Today, digital technology allows colleges to know how often students open their emails and how much time they spend on the school’s website. Colleges can consider these factors, along with other traditional admissions information, to predict the likelihood that a student will accept an admissions offer.
Colleges must manage their enrollment. If they admit too few students, they won’t have enough tuition money to support the incoming class. If they admit too many students, they might not have the facilities to accommodate all of them. Colleges use early admissions and waiting lists to manage some of these issues, but these methods have downsides. Early admissions favor students who can commit to a school without knowing the aid package they will receive, and waiting lists can put students in the precarious position of not knowing which college they will attend until a few weeks before the start of the semester.
Colleges also often use demonstrated interest to keep their acceptance rates low. Colleges are often rated based on their exclusivity, both actual and perceived.

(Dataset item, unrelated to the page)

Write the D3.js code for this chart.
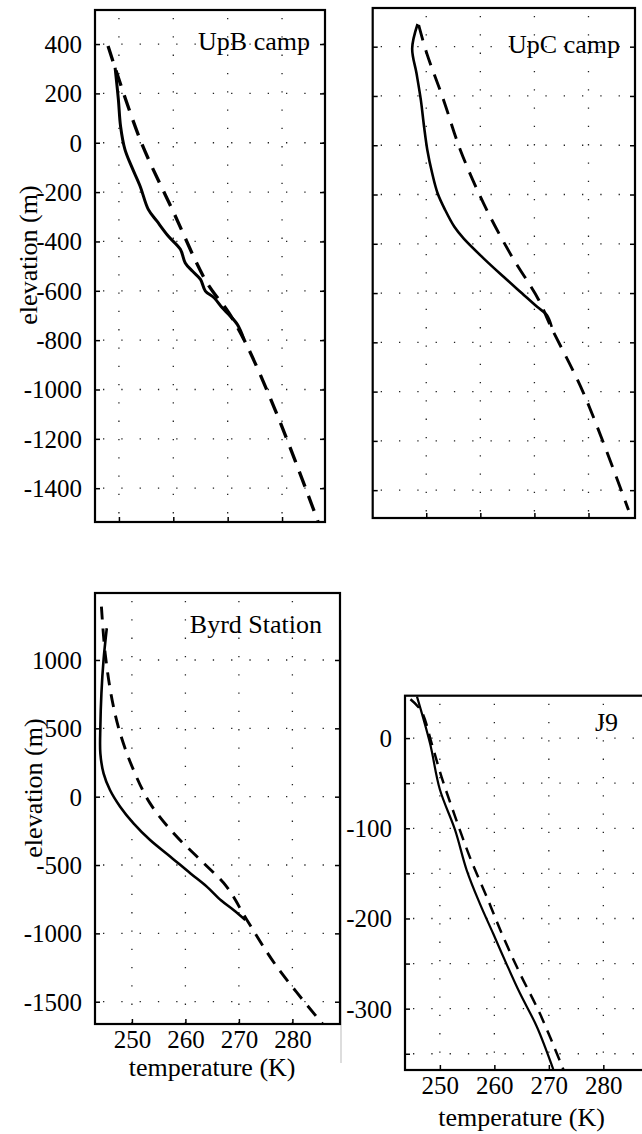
<!DOCTYPE html>
<html>
<head>
<meta charset="utf-8">
<script src="https://cdn.jsdelivr.net/npm/d3@7"></script>
<style>
  html, body { margin: 0; padding: 0; background: #fff; }
  svg { display: block; }
</style>
</head>
<body>
<svg id="chart" width="642" height="1134"></svg>
<script>
// ---------------- DATA ----------------
// UpB camp
const upbSolidT = [249.3, 249.9, 250.3, 251.1, 252.3, 253.9, 255.4, 257.0, 259.1, 261.3, 262.2, 263.5, 265.0, 265.9, 267.5, 269.0, 270.2, 271.8, 273.0];
const upbSolidZ = [304, 175, 67, -27, -95, -176, -270, -318, -379, -432, -487, -520, -554, -601, -628, -669, -696, -737, -797];
const upbDashT = [248.0, 253.9, 260.1, 266.2, 270.2, 273.3, 279.2, 286.6];
const upbDashZ = [392, 13, -284, -568, -689, -811, -1108, -1534];

// UpC camp
const upcSolidT = [248.4, 247.4, 248.2, 249.0, 249.6, 250.2, 251.1, 252.1, 253.5, 255.2, 256.9, 260.6, 264.3, 267.7, 270.5, 272.3, 273.2];
const upcSolidZ = [492, 393, 292, 184, 75, -19, -114, -195, -263, -331, -378, -459, -534, -601, -656, -689, -737];
const upcDashT = [248.6, 250.1, 253.2, 256.3, 260.6, 265.5, 270.8, 272.9, 279.1, 287.4];
const upcDashZ = [488, 373, 184, -19, -236, -439, -628, -730, -1007, -1481];

// Byrd Station
const byrdSolidT = [245.3, 244.7, 244.3, 244.1, 244.1, 244.7, 245.9, 247.8, 250.3, 253.4, 257.2, 260.9, 264.0, 266.7, 269.0, 271.2];
const byrdSolidZ = [1232, 1000, 756, 512, 317, 171, 49, -73, -195, -317, -439, -560, -658, -760, -829, -902];
const byrdDashT = [244.3, 245.0, 246.3, 247.8, 250.3, 253.4, 257.8, 262.8, 267.7, 271.5, 277.1, 285.8];
const byrdDashZ = [1390, 1049, 707, 464, 195, -49, -268, -463, -658, -902, -1244, -1670];

// J9
const j9SolidT = [245.8, 248.2, 250.0, 252.8, 254.9, 257.3, 259.8, 262.2, 264.7, 267.8, 270.8];
const j9SolidZ = [46, -6, -57, -102, -146, -183, -217, -250, -283, -320, -367];
const j9DashT = [244.6, 246.6, 248.5, 250.3, 252.8, 255.5, 258.6, 261.6, 264.7, 268.4, 272.7];
const j9DashZ = [43, 30, -6, -43, -87, -132, -176, -220, -261, -306, -368];

// Ticks & labels
const tempTicks = [250, 260, 270, 280];
const upTicks = [400, 200, 0, -200, -400, -600, -800, -1000, -1200, -1400];
const byrdTicks = [1000, 500, 0, -500, -1000, -1500];
const j9Ticks = [0, -50, -100, -150, -200, -250, -300, -350];
const j9Labels = [0, -100, -200, -300];
const titles = ["UpB camp", "UpC camp", "Byrd Station", "J9"];
const xLabel = "temperature (K)";
const yLabel = "elevation (m)";

// ---------------- LAYOUT ----------------
const FONT = '"Liberation Serif", "Times New Roman", Times, serif';
const panels = [
  { title: titles[0], x0: 95, x1: 325, y0: 10, y1: 522, xd: [245.6, 287.9], yd: [-1537, 538],
    yTicks: upTicks, yLabels: upTicks, xLabels: false, xlabOff: 0, ylab: { x: 37, y: 255 },
    titlePos: { dx: -15, y: 50 }, solid: [upbSolidT, upbSolidZ], dash: [upbDashT, upbDashZ], dashArr: "16,10", sw: 3 },
  { title: titles[1], x0: 372.7, x1: 635, y0: 8, y1: 518, xd: [240.1, 288.6], yd: [-1513, 557],
    yTicks: upTicks, yLabels: [], xLabels: false, xlabOff: 0, ylab: null,
    titlePos: { dx: -15, y: 53 }, solid: [upcSolidT, upcSolidZ], dash: [upcDashT, upcDashZ], dashArr: "16,10", sw: 2.6 },
  { title: titles[2], x0: 95, x1: 340, y0: 593, y1: 1024, xd: [243.1, 288.9], yd: [-1663, 1490],
    yTicks: byrdTicks, yLabels: byrdTicks, xLabels: true, xlabOff: 52, ylab: { x: 42, y: 788 },
    titlePos: { dx: -18, y: 633 }, solid: [byrdSolidT, byrdSolidZ], dash: [byrdDashT, byrdDashZ], dashArr: "13,9", sw: 2.6 },
  { title: titles[3], x0: 405, x1: 660, y0: 695.7, y1: 1070, xd: [243.6, 290.4], yd: [-368, 47],
    yTicks: j9Ticks, yLabels: j9Labels, xLabels: true, xlabOff: 56, ylab: null,
    titlePos: { dx: -42, y: 731 }, solid: [j9SolidT, j9SolidZ], dash: [j9DashT, j9DashZ], dashArr: "12,8", sw: 2.2 }
];

const svg = d3.select("#chart");
svg.append("rect").attr("width", 642).attr("height", 1134).attr("fill", "#fff");

// faint scan edge line
svg.append("line").attr("x1", 341).attr("x2", 341).attr("y1", 630).attr("y2", 1063)
  .attr("stroke", "#bbb").attr("stroke-width", 1);

const fmt = d => String(d);

panels.forEach((p, i) => {
  const x = d3.scaleLinear().domain(p.xd).range([p.x0, p.x1]);
  const y = d3.scaleLinear().domain(p.yd).range([p.y1, p.y0]);
  const g = svg.append("g");
  const clipId = "clip" + i;
  g.append("clipPath").attr("id", clipId).append("rect")
    .attr("x", p.x0).attr("y", p.y0).attr("width", p.x1 - p.x0).attr("height", p.y1 - p.y0);

  // dotted grid
  const grid = g.append("g").attr("stroke", "#222").attr("stroke-width", 1.3)
    .attr("stroke-dasharray", "1.3,17").attr("clip-path", `url(#${clipId})`);
  tempTicks.forEach(t => grid.append("line").attr("x1", x(t)).attr("x2", x(t)).attr("y1", p.y0 + 8).attr("y2", p.y1));
  p.yTicks.forEach(t => grid.append("line").attr("x1", p.x0 + 8).attr("x2", p.x1).attr("y1", y(t)).attr("y2", y(t)));

  // axes with inward ticks
  const left = d3.axisLeft(y).tickValues(p.yTicks).tickSizeInner(-5).tickSizeOuter(0)
    .tickFormat(d => p.yLabels.includes(d) ? fmt(d) : "").tickPadding(13);
  const ga = g.append("g").attr("transform", `translate(${p.x0},0)`).call(left);
  ga.select(".domain").remove();
  ga.selectAll("line").attr("stroke", "#000").attr("stroke-width", 1.5);
  ga.selectAll("text").attr("font-size", 25).attr("dy", "0.34em");

  const right = d3.axisRight(y).tickValues(p.yTicks).tickSizeInner(-5).tickSizeOuter(0).tickFormat("");
  const gr = g.append("g").attr("transform", `translate(${p.x1},0)`).call(right);
  gr.select(".domain").remove();
  gr.selectAll("line").attr("stroke", "#000").attr("stroke-width", 1.5);

  const bottom = d3.axisBottom(x).tickValues(tempTicks).tickSizeInner(-5).tickSizeOuter(0)
    .tickFormat(p.xLabels ? fmt : "").tickPadding(6);
  const gb = g.append("g").attr("transform", `translate(0,${p.y1})`).call(bottom);
  gb.select(".domain").remove();
  gb.selectAll("line").attr("stroke", "#000").attr("stroke-width", 1.5);
  gb.selectAll("text").attr("font-size", 25).attr("dy", "0.71em");

  // frame
  g.append("rect").attr("x", p.x0).attr("y", p.y0).attr("width", p.x1 - p.x0).attr("height", p.y1 - p.y0)
    .attr("fill", "none").attr("stroke", "#000").attr("stroke-width", 2.2);

  // curves
  const line = d3.line().x(d => x(d[0])).y(d => y(d[1])).curve(d3.curveCatmullRom.alpha(0.5));
  const solidPts = p.solid[0].map((t, k) => [t, p.solid[1][k]]);
  const dashPts = p.dash[0].map((t, k) => [t, p.dash[1][k]]);
  const cg = g.append("g").attr("clip-path", `url(#${clipId})`);
  cg.append("path").attr("d", line(dashPts)).attr("fill", "none").attr("stroke", "#000")
    .attr("stroke-width", p.sw + 0.3).attr("stroke-dasharray", p.dashArr);
  cg.append("path").attr("d", line(solidPts)).attr("fill", "none").attr("stroke", "#000")
    .attr("stroke-width", p.sw).attr("stroke-linejoin", "round");

  // title
  g.append("text").attr("x", p.x1 + p.titlePos.dx).attr("y", p.titlePos.y)
    .attr("text-anchor", "end").attr("font-size", 26).text(p.title);

  // x label
  if (p.xLabels) {
    g.append("text").attr("x", x(265)).attr("y", p.y1 + p.xlabOff)
      .attr("text-anchor", "middle").attr("font-size", 26).text(xLabel);
  }
  // y label
  if (p.ylab) {
    g.append("text").attr("transform", `translate(${p.ylab.x},${p.ylab.y}) rotate(-90)`)
      .attr("text-anchor", "middle").attr("font-size", 26).text(yLabel);
  }
});

svg.selectAll("g").attr("font-family", null);
svg.selectAll("text").style("font-family", FONT).attr("fill", "#000");
</script>
</body>
</html>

One way to measure exclusivity is to calculate the percentage of applications that are accepted for admission. The lower the percentage of acceptances, the more exclusive the school. Encouraging more students to apply while maintaining the same number of accepted students lowers the percentage and boosts exclusivity.

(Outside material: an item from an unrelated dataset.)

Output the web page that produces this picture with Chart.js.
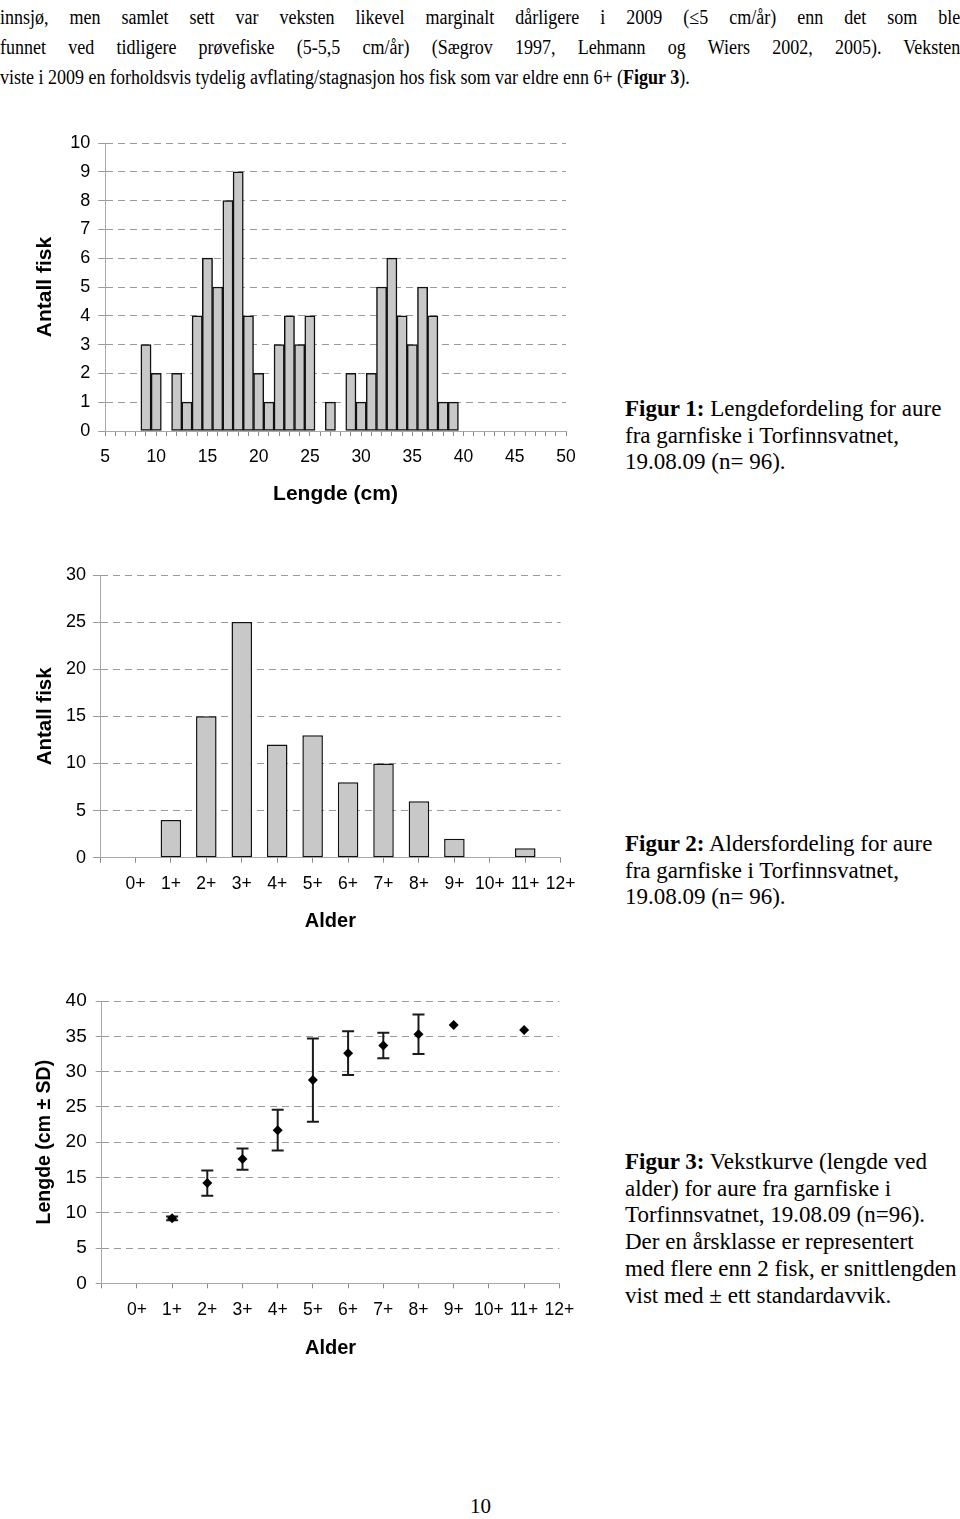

Unfortunately, higher education enrollment has been declining, and the decline shows no signs of stopping. It’s unlikely that many colleges will be able to increase the applicant pool, and colleges don’t want to grant any more admissions than absolutely necessary to fill a class. Gauging demonstrated interest means that colleges don’t waste acceptances on students who are unlikely to attend. And it is not unreasonable for colleges to prefer students who have shown that they want to attend.
However, using demonstrated interest as an application factor has downsides, too. Lower-income applicants or first-generation college students may not have the time, resources, or guidance to know that they must prove their interest to colleges. The application process does not make it clear that this is necessary. Demonstrated interest, like many other admissions metrics, can thus often disadvantage the students who would benefit most from higher education. But that problem has very little to do with the privacy issues raised by tracking issues such as cookies and metrics.

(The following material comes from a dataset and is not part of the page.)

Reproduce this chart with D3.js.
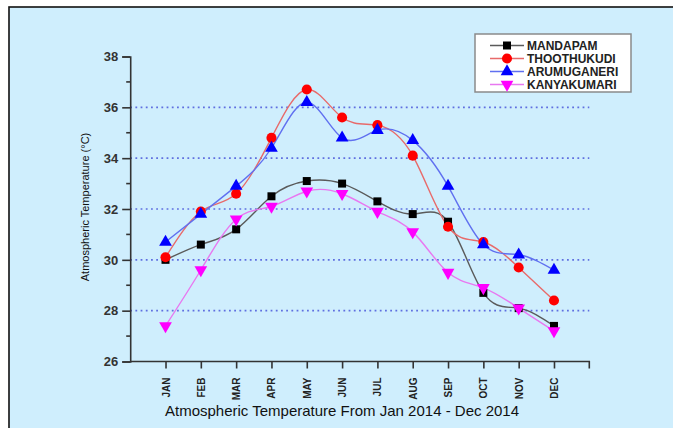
<!DOCTYPE html>
<html>
<head>
<meta charset="utf-8">
<script src="https://cdn.jsdelivr.net/npm/d3@7"></script>
<style>
  html, body { margin: 0; padding: 0; background: #ffffff; }
  svg { display: block; }
</style>
</head>
<body>
<script>
// Monthly mean atmospheric temperature (°C), 2014, four coastal stations
const months = ["JAN","FEB","MAR","APR","MAY","JUN","JUL","AUG","SEP","OCT","NOV","DEC"];
const mandapam    = [30.0, 30.6, 31.2, 32.5, 33.1, 33.0, 32.3, 31.8, 31.5, 28.7, 28.1, 27.4];
const thoothukudi = [30.1, 31.9, 32.6, 34.8, 36.7, 35.6, 35.3, 34.1, 31.3, 30.7, 29.7, 28.4];
const arumuganeri = [30.7, 31.8, 32.9, 34.4, 36.2, 34.8, 35.1, 34.7, 32.9, 30.6, 30.2, 29.6];
const kanyakumari = [27.4, 29.6, 31.6, 32.1, 32.7, 32.6, 31.9, 31.1, 29.5, 28.9, 28.1, 27.2];
const yTicks = [26, 28, 30, 32, 34, 36, 38];
const gridValues = [28, 30, 32, 34, 36];

const series = [
  { name: "MANDAPAM",    values: mandapam,    line: "#5a5a5a", fill: "#000000", symbol: d3.symbolSquare,   size: 64 },
  { name: "THOOTHUKUDI", values: thoothukudi, line: "#e86a6a", fill: "#ff0000", symbol: d3.symbolCircle,   size: 80 },
  { name: "ARUMUGANERI", values: arumuganeri, line: "#6070f0", fill: "#0000ff", symbol: d3.symbolTriangle, size: 70 },
  { name: "KANYAKUMARI", values: kanyakumari, line: "#e878f0", fill: "#ff00ff", symbol: d3.symbolTriangle, size: 70, flip: true }
];

const W = 673, H = 428;
const svg = d3.select("body").append("svg").attr("width", W).attr("height", H);

// panel background and frame
svg.append("rect").attr("x", 9).attr("y", 7).attr("width", W).attr("height", H)
  .attr("fill", "#cfeefd").attr("stroke", "#111").attr("stroke-width", 1.6);

const x = d3.scaleLinear().domain([0, 13]).range([130.2, 589.3]);
const y = d3.scaleLinear().domain([26, 38]).range([361.5, 56.5]);

// dotted horizontal grid
svg.append("g").selectAll("line").data(gridValues).join("line")
  .attr("x1", x(0)).attr("x2", x(13))
  .attr("y1", d => y(d)).attr("y2", d => y(d))
  .attr("stroke", "#5f6fe0").attr("stroke-width", 1.7)
  .attr("stroke-dasharray", "1.8,3.4");

// y axis
const yAxis = d3.axisLeft(y).tickValues(yTicks).tickSize(8).tickPadding(4).tickFormat(d3.format("d"));
const gy = svg.append("g").attr("transform", `translate(${x(0)},0)`).call(yAxis);
gy.select(".domain").attr("stroke", "#333").attr("stroke-width", 1.6);
gy.selectAll(".tick line").attr("stroke", "#333").attr("stroke-width", 1.6);
gy.selectAll(".tick text").attr("fill", "#333").attr("font-family", "Liberation Sans, Arial, sans-serif")
  .attr("font-size", 13).attr("font-weight", "bold");
// minor ticks on the y axis
const minorY = d3.range(27, 38, 2);
svg.append("g").selectAll("line").data(minorY).join("line")
  .attr("x1", x(0) - 4).attr("x2", x(0))
  .attr("y1", d => y(d)).attr("y2", d => y(d))
  .attr("stroke", "#333").attr("stroke-width", 1.6);

// x axis
const xAxis = d3.axisBottom(x).tickValues(d3.range(1, 13)).tickSize(7).tickFormat(i => months[i - 1]);
const gx = svg.append("g").attr("transform", `translate(0,${y(26)})`).call(xAxis);
gx.select(".domain").attr("stroke", "#333").attr("stroke-width", 1.6).attr("d", `M${x(0)},0H${x(13)}V7`);
gx.selectAll(".tick line").attr("stroke", "#333").attr("stroke-width", 1.6);
gx.selectAll(".tick text")
  .attr("fill", "#222").attr("font-family", "Liberation Sans Narrow, Arial Narrow, Liberation Sans, sans-serif")
  .attr("font-size", 10).attr("font-weight", "bold")
  .attr("text-anchor", "end").attr("dy", "0.35em")
  .attr("transform", "translate(0,10) rotate(-90)").attr("x", -6).attr("y", 0);

// axis titles
svg.append("text").attr("x", 342).attr("y", 416).attr("text-anchor", "middle")
  .attr("font-family", "Liberation Sans, Arial, sans-serif").attr("font-size", 15).attr("fill", "#111")
  .text("Atmospheric Temperature From Jan 2014 - Dec 2014");
svg.append("text").attr("transform", `translate(89,${(y(26) + y(38)) / 2 - 2}) rotate(-90)`)
  .attr("text-anchor", "middle")
  .attr("font-family", "Liberation Sans Narrow, Arial Narrow, Liberation Sans, sans-serif")
  .attr("font-size", 11).attr("fill", "#111")
  .text("Atmospheric Temperature (\u00B0C)");

// smoothed lines and markers
const line = d3.line().x((d, i) => x(i + 1)).y(d => y(d)).curve(d3.curveNatural);
const plot = svg.append("g");
series.forEach(s => {
  plot.append("path").attr("d", line(s.values)).attr("fill", "none")
    .attr("stroke", s.line).attr("stroke-width", 1.4);
});
const sym = s => d3.symbol().type(s.symbol).size(s.size)();
series.forEach(s => {
  plot.append("g").selectAll("path").data(s.values).join("path")
    .attr("d", sym(s))
    .attr("transform", (d, i) => `translate(${x(i + 1)},${y(d)})${s.flip ? " rotate(180)" : ""}`)
    .attr("fill", s.fill);
});

// legend
const lg = svg.append("g");
lg.append("rect").attr("x", 475).attr("y", 34).attr("width", 156).attr("height", 58)
  .attr("fill", "#ffffff").attr("stroke", "#8a8a8a").attr("stroke-width", 1.5);
series.forEach((s, k) => {
  const cy = 45.5 + k * 13;
  lg.append("line").attr("x1", 490).attr("x2", 524).attr("y1", cy).attr("y2", cy)
    .attr("stroke", s.line).attr("stroke-width", 1.4);
  lg.append("path").attr("d", sym(s))
    .attr("transform", `translate(507,${cy})${s.flip ? " rotate(180)" : ""}`).attr("fill", s.fill);
  lg.append("text").attr("x", 527).attr("y", cy).attr("dy", "0.36em")
    .attr("font-family", "Liberation Sans, Arial, sans-serif").attr("font-size", 12)
    .attr("font-weight", "bold").attr("fill", "#222").text(s.name);
});
</script>
</body>
</html>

Ethical Problems with Tracking
Consumer-facing companies have used tools such as cookies and pixels for years to track users and match people’s identities on the internet. While such tools are commonly used for analytics and marketing, it is no surprise that colleges leverage this technology to predict which students will actually attend.
This technology can become especially problematic when it’s used to do more than just observe how much a prospective applicant interacts with a college’s website, such as predicting whether an applicant will drop out. Colleges are judged on whether students graduate from their programs. If schools have low graduation rates, they not only drop in ranking but also risk losing federal funding. Lower-income students are especially at risk of dropping out. This is due not to academic but financial difficulties. Because low-income students are less likely to have a safety net, such as personal savings or parental support, any financial setback means they might have to leave college. If a school is concerned about its graduation rate, it could attempt to screen out students who are more likely to leave before graduation, rather than provide better financial services to students. It would not be difficult to use previous students’ data to determine the likelihood of students dropping out.
This kind of data-based decision-making can have massive consequences for students and colleges alike. Large public research institutions already use data and targeted advertising to market themselves to wealthy out-of-state students. These students pay higher tuition than in-state students do, and since they are wealthy, they require less or no aid to attend. This provides the university with a stable source of income, because the wealthier students are less likely to drop out or need additional aid to remain in school. But this also reduces the number of admission slots for resident taxpayers who would benefit from in-state tuition.
Where Do We Go From Here?
There are no current federal laws that prevent colleges from collecting and using data in the ways described above. The Family Educational Rights and Privacy Act (FERPA) only prevents colleges from disclosing information in an education record without student consent and does not cover applicants. Even for current students, website or email tracking data is unlikely to qualify as part of an education record unless schools use that information for a specific educational purpose, such as the admissions process.
However, FERPA allows schools to use data from an education record to build an algorithm to predict future applicants’ graduation rates. The school official exception allows schools to share data with outside entities if those entities perform functions that a school would traditionally perform. Grading or rating admissions applications is certainly one of those functions.
Unfortunately, whenever there are ratings systems such as the US News and World Report, colleges will always have an incentive to game them. Congress could alleviate that pressure by providing high quality, easily accessible data to prospective students about colleges and their programs. The proposed College Transparency Act would provide useful information to students about topics such as graduates’ earnings and loan repayment. These data points are harder for colleges to game, unlike the appearance of exclusivity. But congressional action won’t address the growing competition among colleges for students from wealthy families, especially as state legislatures continue to cut funding for public universities.
So what can be done? Unfortunately, college applicants cannot do much. In this situation, colleges hold all the power. But colleges can and should do more:
- They should be transparent about the admissions process. This includes providing clarity and transparency about the categories they consider for applicants, the relative weight of those categories, and comprehensive definitions of the categories. Schools that use automated decision-making or scoring in the admissions process also need to disclose those activities.
- All automated decision-making or algorithmic scoring must be audited to ensure it is not discriminatory. This evaluation should cover not only protected classes such as race and gender but other important categories such as first-generation college students and veterans. While colleges might not have a legal responsibility to those types of students, they have an ethical responsibility to ensure their doors are open to them.
Colleges should not be penalized for using data. Understanding the prospective student body is necessary to provide services, set long-term goals, and address weaknesses in recruiting. But as with any data initiative, colleges should collect only what is absolutely necessary, observe a retention schedule, and when in doubt, delete. As colleges continue to use innovative and expanding technology to modify their admissions processes, they should take stock of their admissions programs. Do they provide advantages to wealthy students? Do they presume that applicants will have a dedicated guidance counselor to help them through the process? How easy is it for applicants to ask questions?
Yet, auditing algorithms and practicing transparency won’t fix an unfair system. College administrations must modify their programs to create a fair admissions process.